Hashing for Large Scale Search and Learning



Asymmetric Locality Sensitive Hashing (ALSH)

We formally show that the popular framework of Locality Sensitive Hashing (LSH) is not sufficient for obtaining sub-linear time solutions to Maximum Inner Product Search (MIPS). We develop a new hashing framework asymmetric LSH (ALSH) which is strictly more powerful than LSH. In this framework we construct provable sub-linear query time algorithms for MIPS. In practice, the new hashing scheme leads to big computational savings in the task of item recommendation on Movielens (10M) and Netflix datasets.

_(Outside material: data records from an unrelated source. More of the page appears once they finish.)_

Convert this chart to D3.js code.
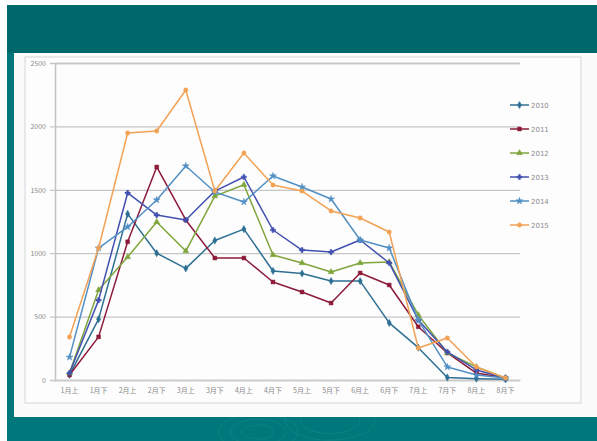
<!DOCTYPE html>
<html>
<head>
<meta charset="utf-8">
<script src="https://cdn.jsdelivr.net/npm/d3@7"></script>
<style>
  body { margin: 0; background: #ffffff; }
  svg { display: block; }
  .axis text { font-family: "Noto Sans CJK SC", "DejaVu Sans", sans-serif; font-size: 7px; fill: #8a8a8a; }
</style>
</head>
<body>
<script>
// data
const categories = ["1月上", "1月下", "2月上", "2月下", "3月上", "3月下", "4月上", "4月下",
                    "5月上", "5月下", "6月上", "6月下", "7月上", "7月下", "8月上", "8月下"];
const seriesNames = ["2010", "2011", "2012", "2013", "2014", "2015"];
const values2010 = [40, 480, 1310, 1000, 880, 1100, 1190, 860, 840, 780, 780, 450, 255, 20, 10, 5];
const values2011 = [40, 340, 1090, 1680, 1262, 962, 962, 773, 694, 607, 844, 749, 420, 213, 55, 16];
const values2012 = [55, 710, 970, 1246, 1017, 1450, 1540, 986, 923, 852, 923, 931, 513, 213, 103, 16];
const values2013 = [55, 630, 1475, 1301, 1262, 1490, 1601, 1183, 1025, 1009, 1104, 923, 473, 221, 79, 16];
const values2014 = [180, 1040, 1207, 1420, 1688, 1483, 1404, 1609, 1522, 1427, 1104, 1041, 473, 103, 39, 16];
const values2015 = [339, 1041, 1948, 1964, 2287, 1490, 1790, 1538, 1490, 1333, 1278, 1167, 252, 331, 103, 16];
const yTicks = [0, 500, 1000, 1500, 2000, 2500];

const allValues = [values2010, values2011, values2012, values2013, values2014, values2015];
const colors = ["#2d6f93", "#8c1b3a", "#7fa53c", "#4250b0", "#5290c4", "#f2a255"];
const symbols = [d3.symbolDiamond, d3.symbolSquare, d3.symbolTriangle, d3.symbolCross, d3.symbolStar, d3.symbolCircle];

const W = 597, H = 441;
const plot = {left: 55, right: 520, top: 63, bottom: 380};

const svg = d3.select("body").append("svg")
    .attr("width", W)
    .attr("height", H);

// slide background
svg.append("rect").attr("x", 0).attr("y", 0).attr("width", W).attr("height", H).attr("fill", "#ffffff");
svg.append("rect").attr("x", 7).attr("y", 5).attr("width", W - 7).attr("height", H - 5).attr("fill", "#00777a");
svg.append("rect").attr("x", 7).attr("y", 5).attr("width", W - 7).attr("height", 48).attr("fill", "#00676a");

// faint ripple decoration at bottom
[[258, 432, 40], [258, 432, 28], [258, 432, 16], [330, 420, 45], [330, 420, 30]].forEach(function (c) {
    svg.append("ellipse")
        .attr("cx", c[0]).attr("cy", c[1]).attr("rx", c[2]).attr("ry", c[2] * 0.45)
        .attr("fill", "none").attr("stroke", "#0f8183").attr("stroke-width", 1);
});

// white panel
svg.append("rect").attr("x", 14).attr("y", 53).attr("width", W - 14).attr("height", 364).attr("fill", "#fbfbfb");

// chart frame
svg.append("rect").attr("x", 25).attr("y", 57).attr("width", 556).attr("height", 346)
    .attr("fill", "#fdfdfd").attr("stroke", "#d6d6d6").attr("stroke-width", 1);

// scales
const x = d3.scaleBand().domain(categories).range([plot.left, plot.right]);
const cx = function (c) { return x(c) + x.bandwidth() / 2; };
const y = d3.scaleLinear().domain([0, 2500]).range([plot.bottom, plot.top]);

// y axis with gridlines
const yAxis = svg.append("g")
    .attr("class", "axis")
    .attr("transform", "translate(" + plot.left + ",0)")
    .call(d3.axisLeft(y).tickValues(yTicks).tickFormat(d3.format("d"))
        .tickSize(-(plot.right - plot.left)).tickPadding(9));
yAxis.select(".domain").attr("stroke", "#c4c4c4").attr("stroke-width", 1.5);
yAxis.selectAll(".tick line").attr("stroke", "#c6c6c6").attr("stroke-width", 1.3).attr("x1", -5);

// x axis
const xAxis = svg.append("g")
    .attr("class", "axis")
    .attr("transform", "translate(0," + plot.bottom + ")")
    .call(d3.axisBottom(x).tickSize(2).tickPadding(6));
xAxis.select(".domain").attr("stroke", "#cccccc").attr("stroke-dasharray", "2,1");
xAxis.selectAll(".tick line").attr("stroke", "#d4d4d4");

// lines
const line = d3.line()
    .x(function (d, i) { return cx(categories[i]); })
    .y(function (d) { return y(d); });

allValues.forEach(function (vals, s) {
    svg.append("path")
        .datum(vals)
        .attr("fill", "none")
        .attr("stroke", colors[s])
        .attr("stroke-width", 1.5)
        .attr("stroke-linejoin", "round")
        .attr("d", line);

    svg.selectAll(".m" + s)
        .data(vals)
        .enter()
        .append("path")
        .attr("class", "m" + s)
        .attr("transform", function (d, i) { return "translate(" + cx(categories[i]) + "," + y(d) + ")"; })
        .attr("d", d3.symbol().type(symbols[s]).size(15))
        .attr("fill", colors[s])
        .attr("stroke", colors[s])
        .attr("stroke-width", 0.5);
});

// legend
seriesNames.forEach(function (name, s) {
    const ly = 105 + s * 24;
    svg.append("line")
        .attr("x1", 510).attr("x2", 529).attr("y1", ly).attr("y2", ly)
        .attr("stroke", colors[s]).attr("stroke-width", 1.5);
    svg.append("path")
        .attr("transform", "translate(519.5," + ly + ")")
        .attr("d", d3.symbol().type(symbols[s]).size(15))
        .attr("fill", colors[s]).attr("stroke", colors[s]).attr("stroke-width", 0.5);
    svg.append("text")
        .attr("x", 531).attr("y", ly + 2.5)
        .attr("font-family", "DejaVu Sans, sans-serif")
        .attr("font-size", "7px")
        .attr("fill", "#8a8a8a")
        .text(name);
});
</script>
</body>
</html>
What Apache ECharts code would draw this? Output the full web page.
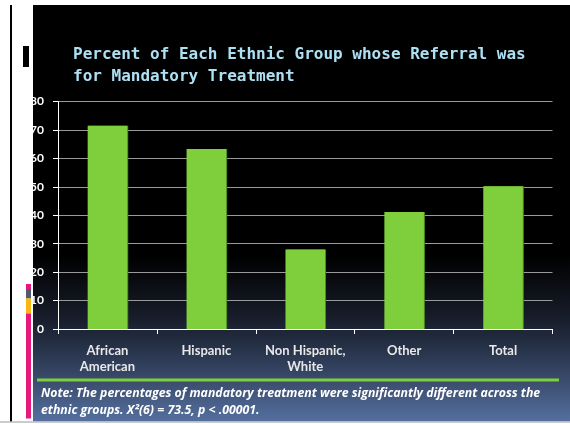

Anshumali Shrivastava and Ping Li. Asymmetric LSH (ALSH) for Sub-linear Time Maximum Inner Product Search (MIPS). [pdf][slides][video]
In Neural Information Processing Systems (NIPS) 2014. Best Paper Award
Anshumali Shrivastava and Ping Li. Asymmetric Minwise Hashing for Indexing Binary Inner Products and Set Containment.[pdf]
International World Wide Web Conference (WWW) 2015.
Anshumali Shrivastava and Ping Li. Improved ALSH for Maximum Inner Product Search (MIPS). [arxiv]
Technical Report 2014.


Efficient Replacements for Minwise Hashing

Large scale data processing applications require computing several minwise hashes of the data matrix as one of the primitive operations. This is a computationally very expensive. We propose a new way of generating multiple hashes by first binning the data, computing local minwise like hashes in the bin, and finally densifying the bins via random rotation. As a result, we can generate thousands (even more) different hashes with the required collision probability in the cost of one vanilla minhash. This leads to algorithmic query time improvement over traditional widely adopted methods. For very sparse data, adding coin flips during densification step provably improves the variance due to extra randomization. Experiments on WEBSPAM, NEWS20, MNIST, RCV1 and URL datasets.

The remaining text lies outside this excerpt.